In [38]:
import os
from datetime import datetime
import shutil
from typing import Optional, Callable, List, Union
import os.path as osp
import numpy as np
import pandas as pd
import argparse
import torch
import torch.nn as nn
from torch import Tensor
import torch.nn.functional as F
from torch_sparse import SparseTensor
from torch_geometric.data import InMemoryDataset
from torch_geometric.data import Data
import torch_geometric.transforms as T
from torch_geometric.utils import to_undirected
from torch_geometric.nn import SAGEConv

In [105]:
!pwd

/home/featurize/work/whl


In [2]:
#从npz文件里挨个读出需要的数据
def read_xygraphp1(folder):
    print('read_xygraphp1')
    names = ['phase1_gdata.npz']
    items = [np.load(folder+'/'+name) for name in names]
    
    x = items[0]['x']
    y = items[0]['y'].reshape(-1,1)
    edge_index = items[0]['edge_index']
    edge_type = items[0]['edge_type']
    np.random.seed(42)
    train_mask_t = items[0]['train_mask']
    np.random.shuffle(train_mask_t)
    train_mask = train_mask_t[:int(len(train_mask_t)/10*6)]
    valid_mask = train_mask_t[int(len(train_mask_t)/10*6):]
    test_mask = items[0]['test_mask']

    x = torch.tensor(x, dtype=torch.float).contiguous()
    y = torch.tensor(y, dtype=torch.int64)
    #边的index 必须要转置并且转化为连续型
    edge_index = torch.tensor(edge_index.transpose(), dtype=torch.int64).contiguous()
    edge_type = torch.tensor(edge_type, dtype=torch.float)
    train_mask = torch.tensor(train_mask, dtype=torch.int64)
    valid_mask = torch.tensor(valid_mask, dtype=torch.int64)
    test_mask = torch.tensor(test_mask, dtype=torch.int64)
    #非常重要 在pyg里必须要要转化为这样的图格式
    data = Data(x=x, edge_index=edge_index, edge_attr=edge_type, y=y)
    data.train_mask = train_mask
    data.valid_mask = valid_mask
    data.test_mask = test_mask

    return data

class XYGraphP1(InMemoryDataset):
    r"""
    Args:
        root (string): Root directory where the dataset should be saved.
        name (string): The name of the dataset (:obj:`"xygraphp1"`).
        transform (callable, optional): A function/transform that takes in an
            :obj:`torch_geometric.data.Data` object and returns a transformed
            version.

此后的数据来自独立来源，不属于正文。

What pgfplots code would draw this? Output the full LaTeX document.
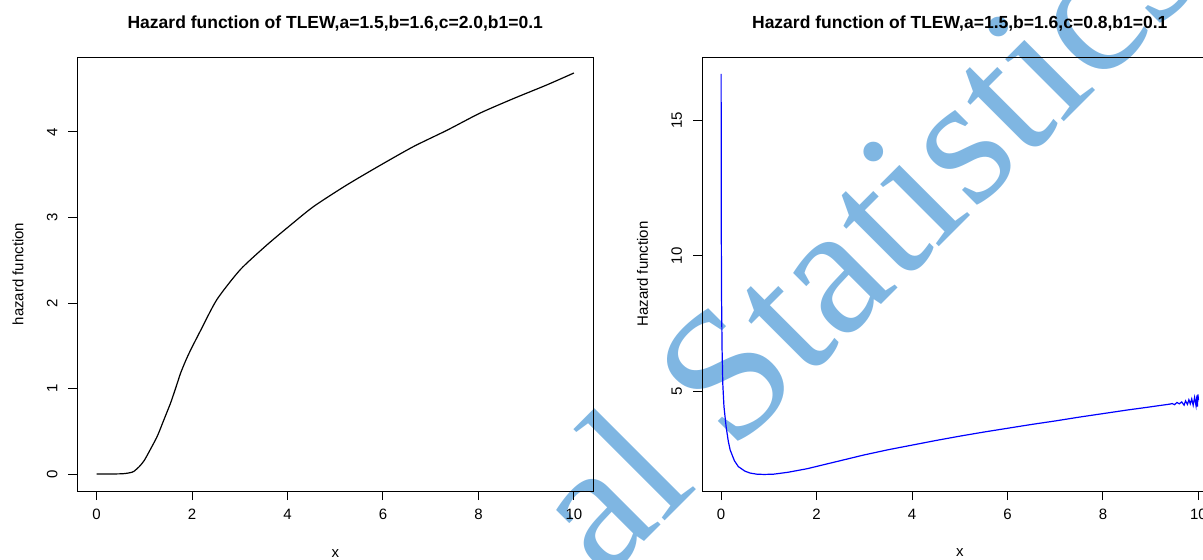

The data object will be transformed before every access.
            (default: :obj:`None`)
        pre_transform (callable, optional): A function/transform that takes in
            an :obj:`torch_geometric.data.Data` object and returns a
            transformed version. The data object will be transformed before
            being saved to disk. (default: :obj:`None`)
    """
    #如果有下载需求
    url = ''

    def __init__(self, root: str, name: str, 
                 transform: Optional[Callable] = None,
                 pre_transform: Optional[Callable] = None):
        
        self.name = name
        super().__init__(root, transform, pre_transform)
        self.data, self.slices = torch.load(self.processed_paths[0])

    @property
    def raw_dir(self) -> str:
        return osp.join(self.root, self.name, 'raw')

    @property
    def processed_dir(self) -> str:
        return osp.join(self.root, self.name, 'processed')

    @property
    def raw_file_names(self) -> List[str]:
        names = ['phase1_gdata.npz']
        return names

    @property
    def processed_file_names(self) -> str:
        return 'data.pt'

    def download(self):
        pass
#         for name in self.raw_file_names:
#             download_url('{}/{}'.format(self.url, name), self.raw_dir)

    def process(self):
        data = read_xygraphp1(self.raw_dir)
        data = data if self.pre_transform is None else self.pre_transform(data)
        torch.save(self.collate([data]), self.processed_paths[0])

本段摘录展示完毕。